I was not inspired to apply for the position. Even though the potential the job offered was tempting, I did not want to go through the vetting process. I never apply for jobs and always wait in my ivory tower for lightning to strike. If somebody wants me, I give five hundred percent, but I loathe the way artists often have to grovel for work. We do require our dignity!

However, people were nominating me and pressing me to apply, so I went along with the game. I sent in an application, a few new poems, a couple of books and a letter outlining my potential initiatives. The deadline was my birthday, which was auspicious. I am a little superstitious. I also knew I would do a good job. I always do a good job. That is not bragging. I simply throw my whole passionate self into whatever I do and that usually suffices. Besides, I have a great wardrobe thanks to my husband E-Boy, the shmatte man who can sniff out a second-hand Simon Chang at five hundred feet.

OB:

Are you required to come up with your own initiatives? If so, what are they?

LR:

The city supports initiatives by the Poet Laureate, hoping each incumbent will follow his or her own direction. Carla Funk started a website with poet profiles and she initiated a reading series. I will continue both projects, but the website will feature a blog and poems by poets of all ages and degrees of professionalism rather than profiles of established poets, many of whom Carla has already done. Since I have a great interest in children, I want them to participate.

My projects include a Po(em)pal online program that links kids in Victoria schools with young writers around the world.
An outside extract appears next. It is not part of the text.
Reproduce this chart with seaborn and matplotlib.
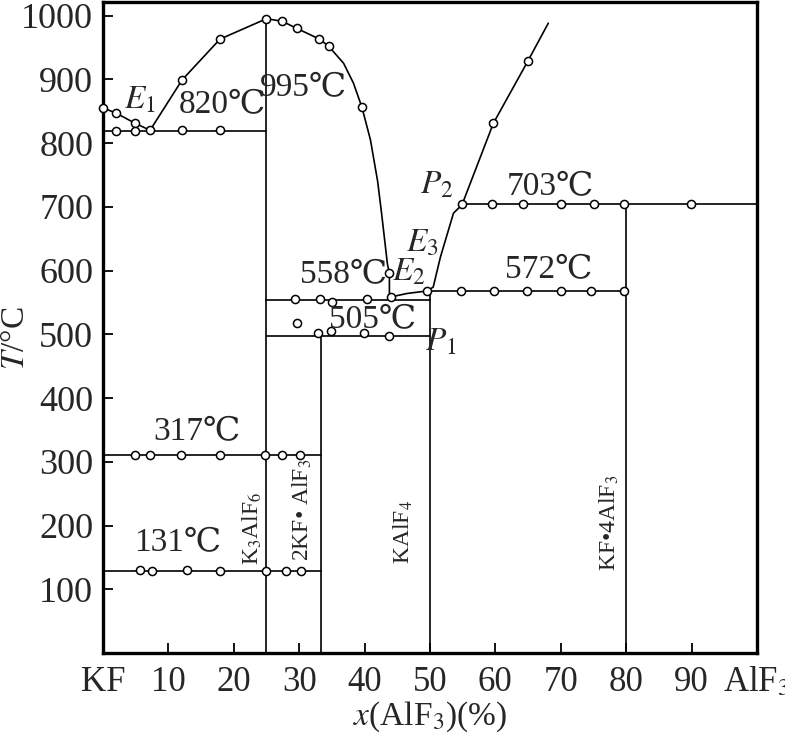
import matplotlib
matplotlib.use("Agg")
import matplotlib.pyplot as plt
import seaborn as sns

# liquidus curves
liq_kf_x = [0, 2, 4.9, 7.2]
liq_kf_t = [855, 847, 831, 820]
liq_k3_x = [7.2, 12.1, 17.9, 25, 27.4, 29.6, 33.1, 34.5, 36.8, 38.3, 39.6, 40.9, 42.0, 42.6, 43.5, 43.8, 43.8]
liq_k3_t = [820, 899, 963, 995, 991, 980, 963, 952, 925, 894, 856, 805, 740, 690, 610, 596, 558]
liq_e2_x = [43.8, 46.5, 49.6]
liq_e2_t = [558, 564, 568]
liq_al_x = [49.6, 50.5, 51.6, 53.6, 54.9, 59.7, 65.0, 68.1]
liq_al_t = [568, 574, 621, 690, 703, 831, 929, 988]

# measured points
liq_pts_x = [0, 2, 4.9, 12.1, 17.9, 25, 27.4, 29.6, 33.1, 34.5, 39.6, 43.8, 59.7, 65.0]
liq_pts_t = [855, 847, 831, 899, 963, 995, 991, 980, 963, 952, 856, 596, 831, 929]
pts_820_x = [2, 4.9, 7.2, 12.1, 17.9]
pts_820_t = [819, 819, 820, 820, 820]
pts_703_x = [54.9, 59.5, 64.3, 70.1, 75.1, 79.7, 89.9]
pts_703_t = [704, 704, 704, 704, 704, 704, 704]
pts_572_x = [49.6, 54.7, 59.8, 64.9, 70.1, 74.6, 79.7]
pts_572_t = [568, 568, 568, 568, 568, 568, 568]
pts_558_x = [29.3, 33.2, 35.0, 40.3, 44.0]
pts_558_t = [556, 555, 550, 555, 559]
pts_505_x = [29.6, 32.9, 34.9, 39.9, 43.8]
pts_505_t = [517, 502, 505, 502, 498]
pts_317_x = [4.9, 7.2, 12.0, 17.9, 24.8, 27.4, 30.1]
pts_317_t = [311, 311, 311, 311, 311, 311, 311]
pts_131_x = [5.6, 7.5, 12.8, 17.9, 25.0, 28.0, 30.3]
pts_131_t = [131, 129, 130, 129, 129, 129, 129]

# isotherms and compound lines: (x list, T list)
segments = [
    ([0, 25], [819, 819]),
    ([25, 25], [0, 995]),
    ([25, 50], [553, 553]),
    ([25, 50], [498, 498]),
    ([0, 33.3], [311, 311]),
    ([0, 33.3], [129, 129]),
    ([33.3, 33.3], [0, 498]),
    ([50, 50], [0, 568]),
    ([50, 80], [568, 568]),
    ([54.9, 100], [704, 704]),
    ([80, 80], [0, 704]),
]

x_ticks = [0, 10, 20, 30, 40, 50, 60, 70, 80, 90, 100]
x_labels = ["KF", "10", "20", "30", "40", "50", "60", "70", "80", "90", "AlF$_3$"]
y_ticks = [100, 200, 300, 400, 500, 600, 700, 800, 900, 1000]

sns.set_style("ticks")
plt.rcParams['font.family'] = ['Liberation Serif', 'STIXGeneral', 'DejaVu Serif']
plt.rcParams['mathtext.fontset'] = 'stix'
plt.rcParams['xtick.direction'] = 'in'
plt.rcParams['ytick.direction'] = 'in'

fig = plt.figure(figsize=(7.85, 7.33), dpi=100)
ax = fig.add_axes([0.1312, 0.1091, 0.833, 0.888])

lw = 1.2
for xs, ts in [(liq_kf_x, liq_kf_t), (liq_k3_x, liq_k3_t), (liq_e2_x, liq_e2_t), (liq_al_x, liq_al_t)] + segments:
    sns.lineplot(x=xs, y=ts, sort=False, estimator=None, color='black', lw=lw, ax=ax)

all_x = liq_pts_x + pts_820_x + pts_703_x + pts_572_x + pts_558_x + pts_505_x + pts_317_x + pts_131_x
all_t = liq_pts_t + pts_820_t + pts_703_t + pts_572_t + pts_558_t + pts_505_t + pts_317_t + pts_131_t
sns.scatterplot(x=all_x, y=all_t, s=34, color='white', edgecolor='black', linewidth=1.1, zorder=3, ax=ax, clip_on=False)

ax.set_xlim(0, 100)
ax.set_ylim(0, 1021)
ax.set_xticks(x_ticks)
ax.set_xticklabels(x_labels)
ax.set_yticks(y_ticks)
ax.tick_params(axis='both', labelsize=26, length=7, width=1.3, color='black')
ax.tick_params(axis='x', labelsize=25, pad=9)
ax.tick_params(axis='y', pad=7)
for s in ax.spines.values():
    s.set_linewidth(2.4)
    s.set_color('black')

ax.set_xlabel("$x$(AlF$_3$)(%)", fontsize=24)
ax.xaxis.set_label_coords(0.5, -0.098)
ax.xaxis.label.set_va('center')
ax.set_ylabel("$T$/°C", fontsize=24)
ax.yaxis.set_label_coords(-0.133, 0.484)
ax.yaxis.label.set_va('center')

fs = 24
lbl = dict(fontsize=fs, ha='center', va='center')
ax.text(5.7, 867, "$E_1$", **lbl)
ax.text(18.2, 860, "820℃", **lbl)
ax.text(30.6, 886, "995℃", **lbl)
ax.text(51.1, 734, "$P_2$", **lbl)
ax.text(68.5, 731, "703℃", **lbl)
ax.text(48.9, 643, "$E_3$", **lbl)
ax.text(36.8, 593, "558℃", **lbl)
ax.text(46.7, 598, "$E_2$", **lbl)
ax.text(68.1, 601, "572℃", **lbl)
ax.text(41.3, 522, "505℃", **lbl)
ax.text(51.6, 488, "$P_1$", **lbl)
ax.text(14.4, 347, "317℃", **lbl)
ax.text(11.5, 173, "131℃", **lbl)

rot = dict(fontsize=17, ha='center', va='center', rotation=90)
ax.text(22.8, 196, "K$_3$AlF$_6$", **rot)
ax.text(30.5, 224, "2KF• AlF$_3$", **rot)
ax.text(45.9, 190, "KAlF$_4$", **rot)
ax.text(77.5, 204, "KF•4AlF$_3$", **rot)

fig.savefig("out.png", dpi=100)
I have asked contacts in Africa, Turkey, Wales, China, etc to help set-up this program and I hope it will help children to meet one another through poetry and talk in ways that exclude prejudice and fear.
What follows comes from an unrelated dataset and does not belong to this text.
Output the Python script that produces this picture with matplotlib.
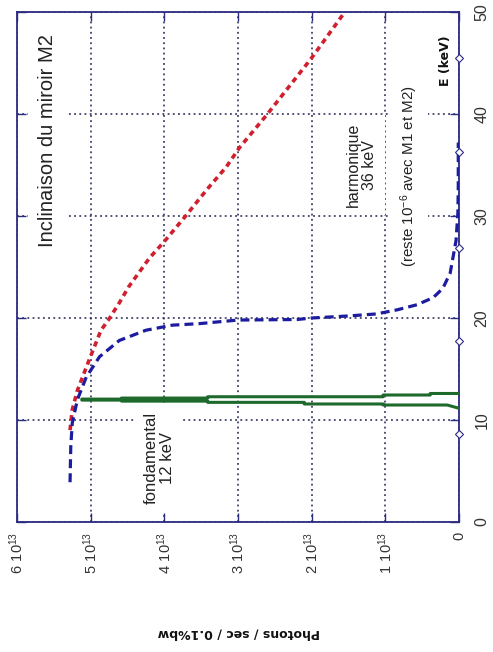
import numpy as np
import matplotlib.pyplot as plt

plt.rcParams['font.family'] = ['Liberation Sans', 'DejaVu Sans']
plt.rcParams['mathtext.default'] = 'regular'

# photons in units of 1e13 photons/s/0.1%bw, energies in keV
ph_ticks = [0, 1, 2, 3, 4, 5, 6]
ph_labels = ['0', '$1\\ 10^{13}$', '$2\\ 10^{13}$', '$3\\ 10^{13}$',
             '$4\\ 10^{13}$', '$5\\ 10^{13}$', '$6\\ 10^{13}$']
e_ticks = [0, 10, 20, 30, 40, 50]

# flux without mirror tilt (red)
red_E = [9.0, 11.0, 12.9, 15.9, 18.8, 19.8, 21.5, 23.1, 25.9, 27.5, 30.1, 32.7,
         34.8, 36.7, 40.0, 45.5, 50.0]
red_ph = [5.28, 5.25, 5.18, 5.02, 4.86, 4.76, 4.61, 4.48, 4.2, 4.0, 3.70, 3.41,
          3.16, 2.98, 2.6, 2.0, 1.55]

# flux with tilted mirror M2 (blue)
blue_E = [3.9, 7.4, 9.7, 12.0, 14.2, 16.2, 17.8, 18.8, 19.3, 19.45, 19.6, 19.8, 19.85,
          20.0, 20.2, 20.4, 20.8, 21.3, 22.0, 22.9, 24.4, 26.0, 27.6, 30.3, 33.0, 37.2]
blue_ph = [5.28, 5.27, 5.25, 5.18, 5.06, 4.88, 4.61, 4.25, 3.89, 3.52, 3.3, 3.0, 2.2,
           2.0, 1.5, 1.12, 0.84, 0.57, 0.35, 0.22, 0.12, 0.08, 0.04, 0.015, 0.01, 0.01]

# fundamental peak at 12 keV (green)
green_E = [11.15, 11.47, 11.47, 11.57, 11.57, 11.73, 11.73, 11.85, 11.85, 11.95, 11.95,
           12.05, 12.05, 12.15, 12.15, 12.28, 12.28, 12.45, 12.45, 12.6, 12.6]
green_ph = [0.0, 0.16, 1.03, 1.03, 2.1, 2.1, 3.41, 3.41, 4.58, 4.58, 5.12,
            5.12, 4.58, 4.58, 3.41, 3.41, 1.03, 1.03, 0.39, 0.39, 0.0]

marker_E = [8.6, 17.7, 26.9, 36.3, 45.5]

navy = '#2b2b80'
fig = plt.figure(figsize=(4.93, 6.52), dpi=100)
ax = fig.add_axes([17/493, 130/652, 442/493, 510/652])

ax.plot(red_ph, red_E, color='#d02030', lw=2.6, ls=(0, (1.5, 1.2)), zorder=3)
ax.plot(blue_ph, blue_E, color='#1c1ca0', lw=2.3, ls=(0, (2.8, 1.6)), zorder=3)
ax.plot(green_ph, green_E, color='#1e6a2c', lw=2.2, zorder=4)
ax.plot(np.zeros(len(marker_E)), marker_E, 'D', mfc='white', mec=navy, ms=4,
        mew=0.8, clip_on=False, zorder=6)

ax.set_xlim(6, 0)
ax.set_ylim(0, 50)
ax.set_xticks(ph_ticks)
ax.set_xticklabels(ph_labels)
ax.set_yticks(e_ticks)
ax.set_yticklabels([str(e) for e in e_ticks])
ax.yaxis.tick_right()
ax.tick_params(axis='both', which='both', direction='in', length=6.5, width=1,
               color=navy, top=True, bottom=True, left=True, right=True,
               labelcolor='#333333')
ax.tick_params(axis='x', labelrotation=90, labelsize=10.5, pad=7)
ax.tick_params(axis='y', labelrotation=90, labelsize=11.5, pad=11)
for lab in ax.get_yticklabels():
    lab.set_va('center')

ax.grid(True, color='#202050', ls=(0, (1.2, 2.2)), lw=1.1)
for s in ax.spines.values():
    s.set_color(navy)
    s.set_linewidth(1.3)

box = dict(facecolor='white', edgecolor='none', boxstyle='square,pad=0.5')
ax.text(5.58, 37.4, 'Inclinaison du miroir M2', rotation=90, fontsize=14.5,
        ha='center', va='center', color='#222222', bbox=box, zorder=5)
ax.text(1.32, 35.0, 'harmonique\n36 keV', rotation=90, fontsize=11.5,
        ha='center', va='center', color='#222222', linespacing=1.1,
        bbox=box, zorder=5)
ax.text(0.67, 33.9, '(reste 10$^{-6}$ avec M1 et M2)', rotation=90, fontsize=10.9,
        ha='center', va='center', color='#222222', bbox=box, zorder=5)
ax.text(4.07, 6.3, 'fondamental\n12 keV', rotation=90, fontsize=12,
        ha='center', va='center', color='#222222', linespacing=1.1,
        bbox=box, zorder=5)
ax.text(0.19, 45.2, 'E (keV)', rotation=90, fontsize=9, fontweight='bold',
        family='DejaVu Sans', ha='center', va='center', color='#111111', zorder=5)

fig.text(239/493, 1 - 633/652, 'Photons / sec / 0.1%bw', rotation=180,
         fontsize=9, fontweight='bold', family='DejaVu Sans',
         ha='center', va='center', color='#111111')

fig.savefig('out.png', dpi=100)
I want to bring together poets and artists in other disciplines: dancers, musicians and visual artists. Already two dozen poets and artists have signed up for Framing the Garden, an anthology of poetry, postcard stories and visual art that captures Victoria, The Garden City.
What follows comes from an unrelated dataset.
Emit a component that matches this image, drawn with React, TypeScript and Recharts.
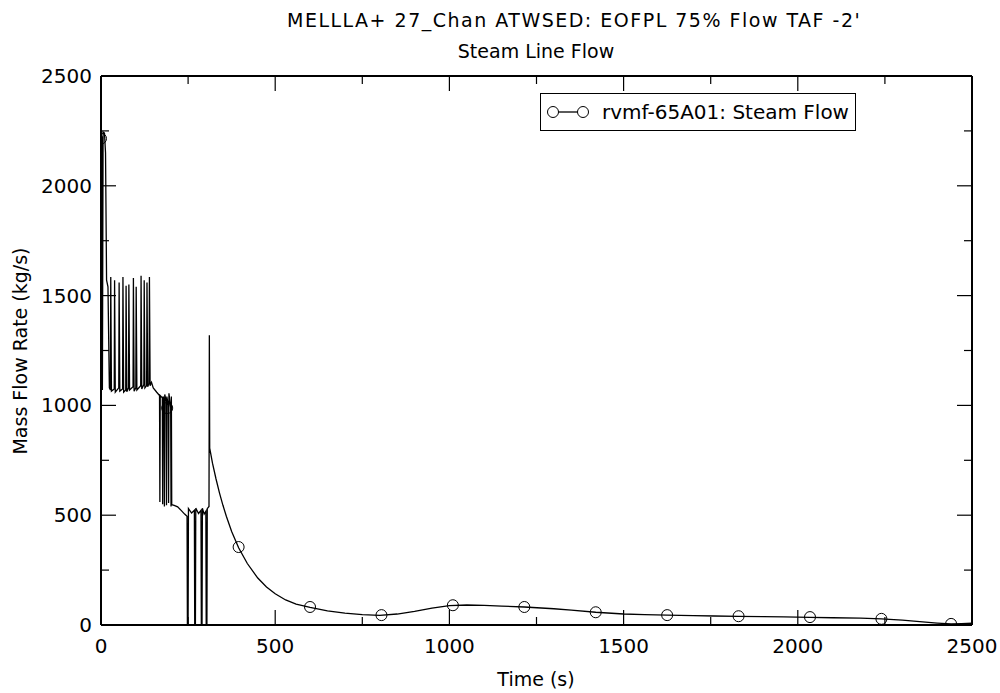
import { ComposedChart, Line, Scatter, XAxis, YAxis } from "recharts";

// rvmf-65A01 steam line flow, [time s, flow kg/s]
const steamFlow: [number, number][] = [
  [0, 2215], [3, 2225], [4, 1070], [6, 2245], [10, 2240], [13, 2150], [16, 1570], [20, 1540], [24, 1080],
  [27, 1070], [28, 1585], [30, 1065],
  [38, 1075], [39, 1570], [41, 1060],
  [51, 1080], [52, 1560], [54, 1065],
  [62, 1075], [63, 1585], [65, 1060],
  [71, 1070], [72, 1545], [74, 1062],
  [79, 1080], [80, 1550], [82, 1070],
  [92, 1085], [93, 1580], [95, 1065],
  [100, 1080], [101, 1540], [103, 1070],
  [114, 1090], [115, 1590], [117, 1075],
  [123, 1095], [124, 1570], [126, 1080],
  [131, 1090], [132, 1560], [134, 1085],
  [138, 1100], [139, 1585], [141, 1090],
  [145, 1105], [150, 1080], [160, 1060],
  [168, 1045], [169, 560], [170, 1045],
  [176, 1035], [177, 550], [178, 1040],
  [181, 1030], [182, 540], [183, 1050],
  [187, 1020], [188, 545], [189, 1040],
  [193, 1000], [194, 555], [195, 1055],
  [200, 990], [201, 540], [202, 1040], [203, 548],
  [210, 545], [220, 538], [230, 522], [240, 505], [247, 495], [248, 0], [250, 0], [251, 530],
  [260, 510], [268, 522], [269, 0], [271, 0], [272, 532],
  [280, 508], [287, 522], [288, 0], [290, 0], [291, 532],
  [296, 505], [301, 518], [302, 0], [304, 0], [305, 530], [310, 540], [311, 1320], [312, 805],
  [320, 737], [330, 666], [340, 602], [350, 545], [360, 494], [375, 426], [395, 352], [420, 280],
  [450, 214], [475, 173], [500, 142], [530, 114], [560, 95], [600, 80],
  [650, 64], [700, 54], [750, 47], [800, 44], [850, 50], [900, 62], [950, 77], [1000, 88],
  [1050, 91], [1100, 89], [1150, 86], [1215, 82], [1300, 74], [1350, 68], [1420, 58], [1500, 50],
  [1560, 47], [1625, 45], [1700, 43], [1760, 41], [1830, 39], [1900, 38], [1960, 37], [2035, 35],
  [2100, 33], [2180, 31], [2240, 28], [2300, 22], [2350, 15], [2400, 9], [2440, 5], [2470, 6], [2500, 8],
];

const markerTime = [0, 190, 395, 600, 805, 1010, 1215, 1420, 1625, 1830, 2035, 2240, 2440];
const markerFlow = [2215, 988, 355, 82, 45, 90, 82, 58, 45, 40, 36, 28, 5];

const xTicks = [0, 250, 500, 750, 1000, 1250, 1500, 1750, 2000, 2250, 2500];
const yTicks = [0, 250, 500, 750, 1000, 1250, 1500, 1750, 2000, 2250, 2500];

const titleLines = ["MELLLA+ 27_Chan ATWSED: EOFPL 75% Flow TAF -2'", "Steam Line Flow"];
const seriesName = "rvmf-65A01: Steam Flow";

const FONT = '"DejaVu Sans", sans-serif';
const major = (v: number) => v % 500 === 0;

const traceData = steamFlow.map(([t, v]) => ({ t, v }));
const markerData = markerTime.map((t, i) => ({ t, v: markerFlow[i] }));

const BottomTick = ({ x, y, payload }: any) => (
  <g>
    <line x1={x} y1={y} x2={x} y2={y - (major(payload.value) ? 15 : 8)} stroke="#000" strokeWidth={1.2} />
    {major(payload.value) && (
      <text x={x} y={y + 28} textAnchor="middle" fontSize={20} fontFamily={FONT} fill="#000">
        {payload.value}
      </text>
    )}
  </g>
);

const TopTick = ({ x, y, payload }: any) => (
  <line x1={x} y1={y} x2={x} y2={y + (major(payload.value) ? 15 : 8)} stroke="#000" strokeWidth={1.2} />
);

const LeftTick = ({ x, y, payload }: any) => (
  <g>
    <line x1={x} y1={y} x2={x + (major(payload.value) ? 15 : 8)} y2={y} stroke="#000" strokeWidth={1.2} />
    {major(payload.value) && (
      <text x={x - 9} y={y + 7} textAnchor="end" fontSize={20} fontFamily={FONT} fill="#000">
        {payload.value}
      </text>
    )}
  </g>
);

const RightTick = ({ x, y, payload }: any) => (
  <line x1={x} y1={y} x2={x - (major(payload.value) ? 15 : 8)} y2={y} stroke="#000" strokeWidth={1.2} />
);

const Marker = ({ cx, cy }: any) => <circle cx={cx} cy={cy} r={5.5} fill="none" stroke="#000" strokeWidth={1} />;

export default function App() {
  return (
    <div style={{ position: "relative", width: 1000, height: 693, fontFamily: FONT, color: "#000", background: "#fff" }}>
      <style>{"body{margin:0}"}</style>
      <ComposedChart width={1000} height={693} data={traceData} margin={{ top: 0, right: 0, bottom: 0, left: 0 }}>
        <XAxis dataKey="t" type="number" domain={[0, 2500]} ticks={xTicks} interval={0} height={68}
          tickSize={0} tickMargin={0} tick={BottomTick} axisLine={{ stroke: "#000", strokeWidth: 2 }} allowDataOverflow />
        <XAxis xAxisId="top" orientation="top" dataKey="t" type="number" domain={[0, 2500]} ticks={xTicks} interval={0}
          height={76} tickSize={0} tickMargin={0} tick={TopTick} axisLine={{ stroke: "#000", strokeWidth: 2 }} allowDataOverflow />
        <YAxis type="number" domain={[0, 2500]} ticks={yTicks} interval={0} width={101}
          tickSize={0} tickMargin={0} tick={LeftTick} axisLine={{ stroke: "#000", strokeWidth: 2 }} allowDataOverflow />
        <YAxis yAxisId="right" orientation="right" type="number" domain={[0, 2500]} ticks={yTicks} interval={0} width={28}
          tickSize={0} tickMargin={0} tick={RightTick} axisLine={{ stroke: "#000", strokeWidth: 2 }} allowDataOverflow />
        <Line type="linear" dataKey="v" stroke="#000" strokeWidth={1.3} dot={false} isAnimationActive={false} />
        <Scatter data={markerData} dataKey="v" shape={Marker} isAnimationActive={false} />
      </ComposedChart>

      <div style={{ position: "absolute", left: 287, top: 10, whiteSpace: "nowrap", fontSize: 19, lineHeight: "20px",
        letterSpacing: "1.5px" }}>
        {titleLines[0]}
      </div>
      <div style={{ position: "absolute", left: 536, top: 41, transform: "translateX(-50%)", whiteSpace: "nowrap",
        fontSize: 19, lineHeight: "20px" }}>
        {titleLines[1]}
      </div>

      <div style={{ position: "absolute", left: 536, top: 669, transform: "translateX(-50%)", whiteSpace: "nowrap",
        fontSize: 19, lineHeight: "20px" }}>
        Time (s)
      </div>
      <div style={{ position: "absolute", left: 20, top: 351, transform: "translate(-50%, -50%) rotate(-90deg)",
        whiteSpace: "nowrap", fontSize: 19, lineHeight: "20px" }}>
        Mass Flow Rate (kg/s)
      </div>

      <div style={{ position: "absolute", left: 540, top: 93, width: 316, height: 38, border: "1px solid #000",
        background: "#fff", display: "flex", alignItems: "center", boxSizing: "border-box" }}>
        <svg width={52} height={20} style={{ marginLeft: 4, marginRight: 5 }}>
          <line x1={8} y1={10} x2={38} y2={10} stroke="#000" strokeWidth={1.3} />
          <circle cx={8} cy={10} r={5.5} fill="#fff" stroke="#000" />
          <circle cx={38} cy={10} r={5.5} fill="#fff" stroke="#000" />
        </svg>
        <span style={{ fontSize: 20, whiteSpace: "nowrap" }}>{seriesName}</span>
      </div>
    </div>
  );
}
I plan to host inner city workshops for kids at risk, ultimately providing the lyrics for a jazz chorale scored by composer Eric Dozier.

I am writing songs with singer Chris Trygg and his band Rumbleseat, with whom I have just finished an album, Ruin and Beauty, produced by the amazing Stephen Drake. Musicians on this project include drummer Andy Graffiti, my husband, mandolinist Rick Van Krugel, Bassist Del Cowsill, slide guitarist Jake Galbraith and Doug and the Slugs lead guitarist Richard Baker, the poet of the frets.

I have already worked with several dance companies and hope to further expand the possibilities of using spoken word as music for dance.

For several years I have been sending ART CARDS to people who deserve a thank you for work they have done in our community. My plan is to get more people doing that. Mine are "decorated" poems, but there are lots of possibilities.

OB:

As Poet Laureate, you're expected to compose poems for special occasions. Did you compose a poem for the ceremony in which you were named Poet Laureate?

LR:

Yes, when I appeared before City Council on December 18, I had a new poem in hand that captured my own feelings about the inclusivity of poetry and my pleasure in being chosen to work with a city council that is forward looking and determined to fulfill a social agenda that will bring every citizen of this city into the circle of entitlement. Utah Philips, a friend who died this year, recently wrote about that entitlement as the "justice of moderate need." I really hope to be able to help get the message out that we can be a "well community," each and every one of us welcome to share the dignity of being.

Coun. Pam Madoff welcomed me as Poet Laureate, speaking of my passion, humour and energy. I will devote all I have to this job, which is a privilege I take seriously.